Solo tres muertos, por favor

Julio César Londoño
02 de septiembre de 2017 - 02:00 a. m.

Aunque usted no lo crea, cursa un proyecto de ley que prohíbe el establecimiento de organizaciones armadas en el territorio nacional distintas al Ejército y la Policía. Es decir que quedarán proscritos los paracos, los guerrillos y las bacrim. La ley apunta, claro, a los paracos, porque la acción guerrillera esta proscrita hace décadas como un crimen de insurgencia, y las bacrim porque son delincuencia común.

Si hay que prohibir el paramilitarismo es porque está permitido. En efecto, siempre lo ha estado. Es una institución antiquísima. Y admirada.

El Decreto 3398, firmado por Guillermo León Valencia en 1965, facultaba al Gobierno para emplear civiles en sus operaciones y ampararles la utilización de armas de uso privativo de las FF. AA. Carlos Lleras Restrepo confirmó el decreto con un argumento piadoso que haría carrera: las comunidades tienen derecho a defenderse de la amenaza guerrillera. El decreto buscaba proteger, en concreto, a los ganaderos, hacendados y comerciantes, gremios que, todo hay que decirlo, eran extorsionados por los santones de la guerrilla. Como hoy.

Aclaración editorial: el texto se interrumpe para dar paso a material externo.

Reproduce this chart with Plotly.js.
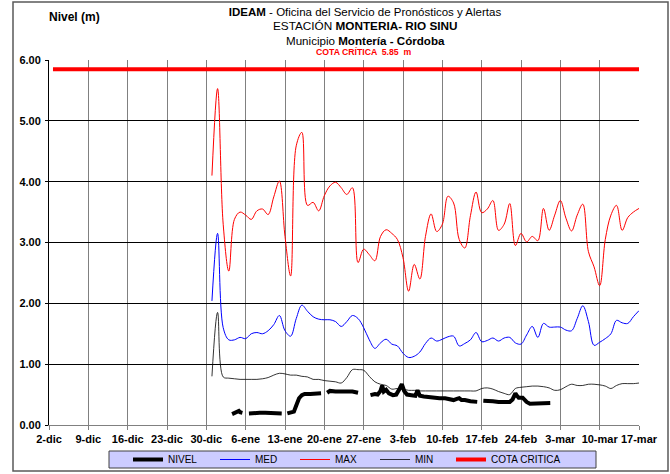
<!DOCTYPE html>
<html>
<head>
<meta charset="utf-8">
<script src="https://cdn.plot.ly/plotly-3.0.1.min.js"></script>
<style>html,body{margin:0;padding:0;background:#fff;}#chart{width:670px;height:474px;}</style>
</head>
<body>
<div id="chart"></div>
<script>
// ---- Data ----
const tickVals = ['2018-12-02','2018-12-09','2018-12-16','2018-12-23','2018-12-30','2019-01-06','2019-01-13','2019-01-20','2019-01-27','2019-02-03','2019-02-10','2019-02-17','2019-02-24','2019-03-03','2019-03-10','2019-03-17'];
const tickLabels = ['2-dic','9-dic','16-dic','23-dic','30-dic','6-ene','13-ene','20-ene','27-ene','3-feb','10-feb','17-feb','24-feb','3-mar','10-mar','17-mar'];
const yTickVals = [0, 1, 2, 3, 4, 5, 6];

// daily historical series start on 31-dic and run to 17-mar
const seriesStart = '2018-12-31';
const maxValues = [4.10,5.53,3.30,2.53,3.38,3.50,3.45,3.38,3.52,3.55,
  3.46,3.75,4.01,3.10,2.45,4.59,4.81,3.61,3.66,3.52,
  3.77,3.93,3.99,3.90,3.79,3.90,2.67,2.89,2.80,2.70,
  3.10,3.21,3.15,3.05,2.75,2.20,2.64,2.40,3.10,3.47,
  3.18,3.30,3.76,3.65,3.05,2.91,3.44,3.83,3.49,3.55,
  3.69,3.20,3.30,3.64,2.95,3.15,3.01,3.10,3.03,3.56,
  3.20,3.45,3.69,3.40,3.19,3.45,3.63,2.85,2.60,2.29,
  3.05,3.45,3.61,3.20,3.41,3.50,3.56];
const medValues = [2.04,3.15,1.60,1.40,1.40,1.44,1.42,1.50,1.52,1.50,
  1.55,1.65,1.80,1.55,1.46,1.75,1.97,1.87,1.78,1.74,
  1.73,1.73,1.70,1.62,1.70,1.80,1.75,1.60,1.40,1.26,
  1.35,1.41,1.33,1.30,1.18,1.11,1.13,1.20,1.34,1.43,
  1.38,1.41,1.45,1.46,1.30,1.34,1.40,1.52,1.37,1.39,
  1.43,1.38,1.43,1.44,1.35,1.33,1.48,1.62,1.44,1.67,
  1.61,1.61,1.61,1.56,1.55,1.75,1.96,1.70,1.31,1.36,
  1.42,1.50,1.72,1.68,1.67,1.78,1.88];
const minValues = [0.80,1.85,0.79,0.77,0.76,0.75,0.75,0.75,0.75,0.76,
  0.78,0.82,0.85,0.84,0.82,0.82,0.80,0.79,0.75,0.75,
  0.73,0.72,0.71,0.69,0.78,0.91,0.91,0.90,0.80,0.71,
  0.67,0.65,0.59,0.60,0.59,0.57,0.57,0.56,0.56,0.56,
  0.56,0.56,0.56,0.56,0.56,0.56,0.56,0.56,0.60,0.61,
  0.59,0.55,0.52,0.50,0.60,0.62,0.63,0.64,0.64,0.63,
  0.61,0.57,0.58,0.63,0.67,0.65,0.65,0.67,0.67,0.66,
  0.64,0.60,0.65,0.68,0.68,0.68,0.69];

// observed level (NIVEL), with gaps
const nivelDates = ['2019-01-03 14:00','2019-01-04 00:00','2019-01-04 12:00','2019-01-04 19:00','2019-01-05 00:00','2019-01-05 10:00','2019-01-05 18:00',
  '2019-01-06 14:00','2019-01-07 12:00','2019-01-08 12:00','2019-01-09 12:00','2019-01-10 12:00','2019-01-11 12:00','2019-01-12 10:00','2019-01-12 18:00',
  '2019-01-13 10:00','2019-01-14 00:00','2019-01-14 14:00','2019-01-15 00:00','2019-01-15 12:00','2019-01-16 00:00','2019-01-16 12:00','2019-01-17 12:00','2019-01-18 12:00','2019-01-19 10:00','2019-01-19 20:00',
  '2019-01-20 12:00','2019-01-21 00:00','2019-01-22 00:00','2019-01-23 00:00','2019-01-24 00:00','2019-01-25 00:00','2019-01-26 00:00','2019-01-26 18:00',
  '2019-01-28 05:00','2019-01-29 00:00','2019-01-29 12:00','2019-01-30 00:00','2019-01-30 07:00','2019-01-30 14:00','2019-01-31 00:00','2019-01-31 12:00',
  '2019-02-01 05:00','2019-02-01 19:00','2019-02-02 10:00','2019-02-02 19:00','2019-02-03 05:00','2019-02-03 17:00','2019-02-04 12:00','2019-02-05 05:00',
  '2019-02-05 14:00','2019-02-06 00:00','2019-02-06 17:00','2019-02-07 12:00','2019-02-08 12:00','2019-02-09 12:00','2019-02-10 12:00','2019-02-11 07:00',
  '2019-02-12 00:00','2019-02-12 14:00','2019-02-13 00:00','2019-02-13 10:00','2019-02-14 00:00','2019-02-15 00:00','2019-02-16 05:00','2019-02-16 16:00',
  '2019-02-17 07:00','2019-02-18 00:00','2019-02-19 00:00','2019-02-20 00:00','2019-02-21 00:00','2019-02-22 00:00','2019-02-22 12:00','2019-02-23 00:00',
  '2019-02-23 07:00','2019-02-23 14:00','2019-02-24 07:00','2019-02-25 00:00','2019-02-25 14:00','2019-02-26 12:00','2019-02-27 12:00','2019-02-28 12:00','2019-03-01 05:00'];
const nivelValues = [0.18,0.20,0.21,0.23,0.21,0.20,null,
  0.19,0.20,0.20,0.20,0.20,0.19,0.19,null,
  0.19,0.20,0.22,0.32,0.44,0.49,0.51,0.51,0.51,0.52,null,
  0.53,0.56,0.55,0.55,0.54,0.55,0.53,null,
  0.49,0.51,0.50,0.56,0.65,0.55,0.58,0.52,
  0.49,0.50,0.60,0.67,0.56,0.50,0.49,0.48,
  0.57,0.48,0.47,0.46,0.45,0.44,0.44,0.42,
  0.41,0.43,0.44,0.41,0.41,0.39,0.38,null,
  0.40,0.40,0.39,0.38,0.38,0.38,0.42,0.52,
  0.48,0.45,0.45,0.38,0.35,0.35,0.35,0.35,0.36];

const cotaDates = ['2018-12-02 17:00','2019-03-17 00:00'];
const cotaValues = [5.85, 5.85];

const seriesNames = ['NIVEL', 'MED', 'MAX', 'MIN', 'COTA CRITICA'];

// ---- build daily date list for historical series ----
function dailyDates(start, n) {
  const t0 = Date.parse(start + 'T00:00:00Z');
  const out = [];
  for (let i = 0; i < n; i++) out.push(new Date(t0 + i * 86400000).toISOString().slice(0, 10));
  return out;
}
const histDates = dailyDates(seriesStart, maxValues.length);

const FONT = 'Liberation Sans, Arial, sans-serif';

const traces = [
  {name: seriesNames[0], legend: 'legend', x: nivelDates, y: nivelValues, type: 'scatter', mode: 'lines',
   line: {color: '#000000', width: 4}, connectgaps: false},
  {name: seriesNames[1], legend: 'legend2', x: histDates, y: medValues, type: 'scatter', mode: 'lines',
   line: {color: '#0000ff', width: 1, shape: 'spline'}},
  {name: seriesNames[2], legend: 'legend3', x: histDates, y: maxValues, type: 'scatter', mode: 'lines',
   line: {color: '#ff0000', width: 1, shape: 'spline'}},
  {name: seriesNames[3], legend: 'legend4', x: histDates, y: minValues, type: 'scatter', mode: 'lines',
   line: {color: '#000000', width: 0.8, shape: 'spline'}},
  {name: seriesNames[4], legend: 'legend5', x: cotaDates, y: cotaValues, type: 'scatter', mode: 'lines',
   line: {color: '#ff0000', width: 4}}
];

const L = 49, R = 31, T = 60, B = 49, W = 670, H = 474;
const pw = W - L - R, ph = H - T - B;
const px = v => (v - L) / pw;
const py = v => (H - B - v) / ph;

function legendAt(textStartPx) {
  return {
    orientation: 'h', xref: 'paper', yref: 'paper',
    x: px(textStartPx - 38), xanchor: 'left', y: py(459.5), yanchor: 'middle',
    bgcolor: 'rgba(0,0,0,0)', borderwidth: 0,
    font: {family: FONT, size: 10, color: '#000'}
  };
}

const layout = {
  width: W, height: H,
  margin: {l: L, r: R, t: T, b: B, pad: 0, autoexpand: false},
  paper_bgcolor: '#ffffff', plot_bgcolor: '#ffffff',
  font: {family: FONT, size: 11, color: '#000'},
  showlegend: true,
  title: {
    text: '<b>IDEAM</b> - Oficina del Servicio de Pronósticos y Alertas',
    font: {family: FONT, size: 11.5, color: '#000'},
    x: px(365), xref: 'paper', xanchor: 'center',
    y: 1 - 12 / H, yref: 'container', yanchor: 'middle'
  },
  xaxis: {
    type: 'date', range: ['2018-12-02', '2019-03-17'],
    tickmode: 'array', tickvals: tickVals, ticktext: tickLabels,
    tickfont: {family: FONT, size: 11, weight: 'bold', color: '#000'},
    ticks: 'outside', ticklen: 4, tickcolor: '#808080',
    showgrid: true, gridcolor: '#808080', gridwidth: 1,
    showline: true, linecolor: '#808080', linewidth: 1,
    zeroline: false, fixedrange: true, automargin: false
  },
  yaxis: {
    range: [0, 6], tickmode: 'array', tickvals: yTickVals,
    tickformat: '.2f',
    tickfont: {family: FONT, size: 11, weight: 'bold', color: '#000'},
    ticks: 'outside', ticklen: 3, tickcolor: '#000', ticklabelstandoff: 2,
    showgrid: true, gridcolor: '#000000', gridwidth: 1,
    showline: true, linecolor: '#000', linewidth: 1,
    zeroline: false, fixedrange: true, automargin: false
  },
  legend: legendAt(166),
  legend2: legendAt(253),
  legend3: legendAt(333),
  legend4: legendAt(413),
  legend5: legendAt(489),
  shapes: [
    {type: 'rect', xref: 'paper', yref: 'paper', x0: px(109), x1: px(596), y0: py(468), y1: py(451),
     fillcolor: '#ccccff', line: {color: '#404040', width: 1}, layer: 'below'},
    {type: 'rect', xref: 'paper', yref: 'paper', x0: px(13), x1: px(668), y0: py(471), y1: py(2),
     fillcolor: 'rgba(0,0,0,0)', line: {color: '#5a5a5a', width: 1.5}, layer: 'above'}
  ],
  annotations: [
    {text: 'ESTACIÓN <b>MONTERIA- RIO SINU</b>', xref: 'paper', yref: 'paper', x: px(365), y: py(26),
     xanchor: 'center', yanchor: 'middle', showarrow: false,
     font: {family: FONT, size: 11.75, color: '#000'}},
    {text: 'Municipio <b>Montería - Córdoba</b>', xref: 'paper', yref: 'paper', x: px(365), y: py(40),
     xanchor: 'center', yanchor: 'middle', showarrow: false,
     font: {family: FONT, size: 11.6, color: '#000'}},
    {text: '<b>COTA CRÍTICA  5.85  m</b>', xref: 'paper', yref: 'paper', x: px(364), y: py(52),
     xanchor: 'center', yanchor: 'middle', showarrow: false,
     font: {family: FONT, size: 8.7, color: '#ff0000'}},
    {text: '<b>Nivel (m)</b>', xref: 'paper', yref: 'paper', x: px(47), y: py(17),
     xanchor: 'left', yanchor: 'middle', showarrow: false,
     font: {family: FONT, size: 12, color: '#000'}}
  ]
};

Plotly.newPlot('chart', traces, layout, {displayModeBar: false, staticPlot: true});
</script>
</body>
</html>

En 1989 Virgilio Barco expidió el Decreto 813 para combatir “grupos de justicia privada, sicarios y escuadrones de la muerte, mal llamados paramilitares”. La Corte Suprema de Justicia declaró inexequible la norma que autorizaba la entrega de armas a civiles con un argumento universal claro: el Estado debía conservar el monopolio del uso de las armas. Sin embargo, como Colombia es varios países, el mismo año el presidente de la Federación de Ganaderos del Magdalena, Iván Roberto Duque, conocido luego como “Ernesto Báez”, presentó en sociedad su proyecto político Morena, Movimiento de Restauración Nacional.

El Decreto 356, firmado por César Gaviria y Rafael Pardo en 1994, sirvió de plataforma legal para la creación de las cooperativas de seguridad, que serían reglamentadas por Ernesto Samper. En su pragmático y azaroso periodo, el Congreso no discutía la moralidad de las cooperativas, sino el calibre de las armas que los paramilitares podían usar.

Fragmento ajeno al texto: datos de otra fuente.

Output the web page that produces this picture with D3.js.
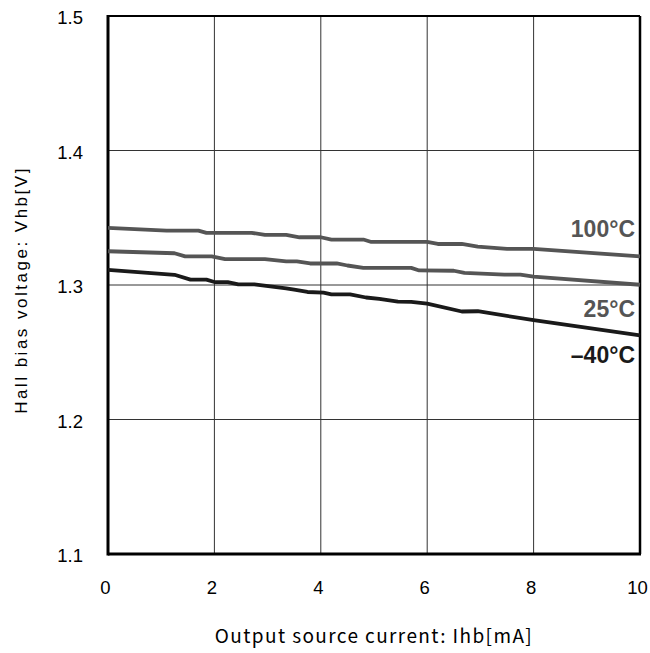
<!DOCTYPE html>
<html><head><meta charset="utf-8">
<script src="https://cdn.jsdelivr.net/npm/d3@7"></script>
<style>body{margin:0;background:#fff}</style>
</head><body>
<svg id="c" width="650" height="653"></svg>
<script>
const xTicks = [0, 2, 4, 6, 8, 10];
const yTicks = [1.1, 1.2, 1.3, 1.4, 1.5];
const series100 = [[0,1.3424],[1.1,1.3404],[1.7,1.3404],[1.85,1.3388],[2.7,1.3388],[2.95,1.3372],[3.35,1.3372],[3.6,1.3355],[4.0,1.3355],[4.2,1.3338],[4.8,1.3338],[4.95,1.332],[6.0,1.332],[6.2,1.3305],[6.65,1.3305],[6.95,1.3285],[7.5,1.3268],[8.0,1.3268],[10,1.3213]];
const series25 = [[0,1.3251],[1.25,1.3236],[1.45,1.3213],[1.95,1.3213],[2.2,1.3193],[2.95,1.3193],[3.35,1.3175],[3.55,1.3175],[3.8,1.316],[4.3,1.316],[4.5,1.3145],[4.8,1.3127],[5.7,1.3127],[5.85,1.3108],[6.5,1.3106],[6.7,1.309],[7.45,1.3077],[7.75,1.3077],[8.0,1.3062],[10,1.3002]];
const seriesM40 = [[0,1.3112],[1.25,1.3076],[1.55,1.304],[1.85,1.304],[2.0,1.3022],[2.25,1.3022],[2.45,1.3005],[2.75,1.3005],[3.35,1.2975],[3.5,1.2965],[3.75,1.2948],[4.05,1.2943],[4.2,1.2931],[4.55,1.2931],[4.85,1.2907],[5.1,1.2897],[5.45,1.2877],[5.7,1.2875],[6.0,1.2862],[6.65,1.2803],[6.95,1.2805],[8.0,1.2738],[10,1.2625]];
const labels = ["100°C", "25°C", "–40°C"];
const labelY = [1.3357, 1.2762, 1.2420];

const L = 108, R = 640, T = 16, B = 554;
const svg = d3.select("#c");
const x = d3.scaleLinear().domain([0, 10]).range([L, R]);
const y = d3.scaleLinear().domain([1.1, 1.5]).range([B, T]);

// grid
svg.append("g").selectAll("line").data(xTicks.slice(1, -1)).join("line")
  .attr("x1", d => x(d)).attr("x2", d => x(d)).attr("y1", T).attr("y2", B)
  .attr("stroke", "#333").attr("stroke-width", 1);
svg.append("g").selectAll("line").data(yTicks.slice(1, -1)).join("line")
  .attr("x1", L).attr("x2", R).attr("y1", d => y(d)).attr("y2", d => y(d))
  .attr("stroke", "#333").attr("stroke-width", 1);

// frame
svg.append("line").attr("x1", L).attr("x2", R).attr("y1", T).attr("y2", T).attr("stroke", "#000").attr("stroke-width", 2);
svg.append("line").attr("x1", R).attr("x2", R).attr("y1", T).attr("y2", B).attr("stroke", "#000").attr("stroke-width", 2.5);
svg.append("line").attr("x1", L).attr("x2", L).attr("y1", T - 1).attr("y2", B + 1.5).attr("stroke", "#000").attr("stroke-width", 3);
svg.append("line").attr("x1", L).attr("x2", R + 1).attr("y1", B).attr("y2", B).attr("stroke", "#000").attr("stroke-width", 3);

// axes (labels only)
const xAxis = d3.axisBottom(x).tickValues(xTicks).tickSize(0).tickPadding(0).tickFormat(d3.format("d"));
const gx = svg.append("g").attr("transform", `translate(-3,${B + 27})`).call(xAxis);
gx.select(".domain").remove();
gx.selectAll("text").attr("font-family", "Liberation Sans, Arial, sans-serif").attr("font-size", 18.5).attr("fill", "#000").attr("dy", "0.71em");

const yAxis = d3.axisLeft(y).tickValues(yTicks).tickSize(0).tickPadding(0).tickFormat(d3.format(".1f"));
const gy = svg.append("g").attr("transform", `translate(${L - 25},2)`).call(yAxis);
gy.select(".domain").remove();
gy.selectAll("text").attr("font-family", "Liberation Sans, Arial, sans-serif").attr("font-size", 18.5).attr("fill", "#000");

// lines
const line = d3.line().x(d => x(d[0])).y(d => y(d[1]));
const seriesAll = [series100, series25, seriesM40];
const colors = ["#555", "#555", "#1a1a1a"];
svg.append("g").selectAll("path").data(seriesAll).join("path")
  .attr("d", line).attr("fill", "none")
  .attr("stroke", (d, i) => colors[i]).attr("stroke-width", 3.8)
  .attr("stroke-linejoin", "round");

// labels
svg.append("g").selectAll("text").data(labels).join("text")
  .attr("x", 635).attr("y", (d, i) => y(labelY[i]))
  .attr("text-anchor", "end")
  .attr("font-family", "Liberation Sans, Arial, sans-serif").attr("font-weight", "bold").attr("font-size", 23)
  .attr("fill", (d, i) => i === 2 ? "#1a1a1a" : "#555")
  .text(d => d);

// titles
svg.append("text").attr("x", 374).attr("y", 643).attr("text-anchor", "middle")
  .attr("font-family", "Noto Sans CJK JP, sans-serif").attr("font-size", 19).attr("letter-spacing", 1.4).attr("fill", "#000")
  .text("Output source current: Ihb[mA]");
svg.append("text").attr("transform", `translate(27,290) rotate(-90)`).attr("text-anchor", "middle")
  .attr("font-family", "Liberation Sans, Arial, sans-serif").attr("font-size", 17).attr("letter-spacing", 2.5).attr("fill", "#000")
  .text("Hall bias voltage: Vhb[V]");
</script>
</body></html>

En el 2001, administración Pastrana, el paramilitarismo ya era un movimiento de ínfulas épicas cuyo fin era refundar la patria tomándose las alcaldías, los concejos y el Congreso. Y lo lograron en el 2002, cuando alcanzaron el 30 % de las curules del Congreso y, dicen algunos, la Presidencia de la República. Al igual que sus antecesores, Uribe jugó a tres bandas: discursos públicos contra los paramilitares y acuerdos privados. Su tercera banda, declarar la sedición paramilitar un delito político, fue tumbada por la Corte Constitucional y originó la crisis que terminó con la extradición de 14 jefes paramilitares en mayo de 2008.

Lo que ha seguido, el capítulo bacrim, es confuso. Terminaron las masacres y mermó la complicidad del Gobierno, las FF.AA y la sociedad con los grupos paramilitares, pero es ingenuo suponer que estos vínculos están rotos completamente o que la pesadilla paramilitar está superada.

Los detractores de la prohibición expresa del paramilitarismo alegan que conlleva la aceptación pública y tácita de la complicidad del Estado y, de paso, la validación retroactiva de sus acciones y el riesgo de que se entablen millonarias demandas de reparación contra el Estado. Además, la formulación de las leyes sería embarazosa. Habría que escribir, por ejemplo: Prohíbese a partir de la fecha motoserrar más de tres parroquianos, y jugar fútbol con sus cabezas, en todo el territorio nacional.

Nota: el fino detalle de limitar a tres “el número de personas ajusticiadas en un mismo lugar” se le debe a Salvatore Mancuso y es de carácter técnico: cuatro o más muertos configuran una masacre.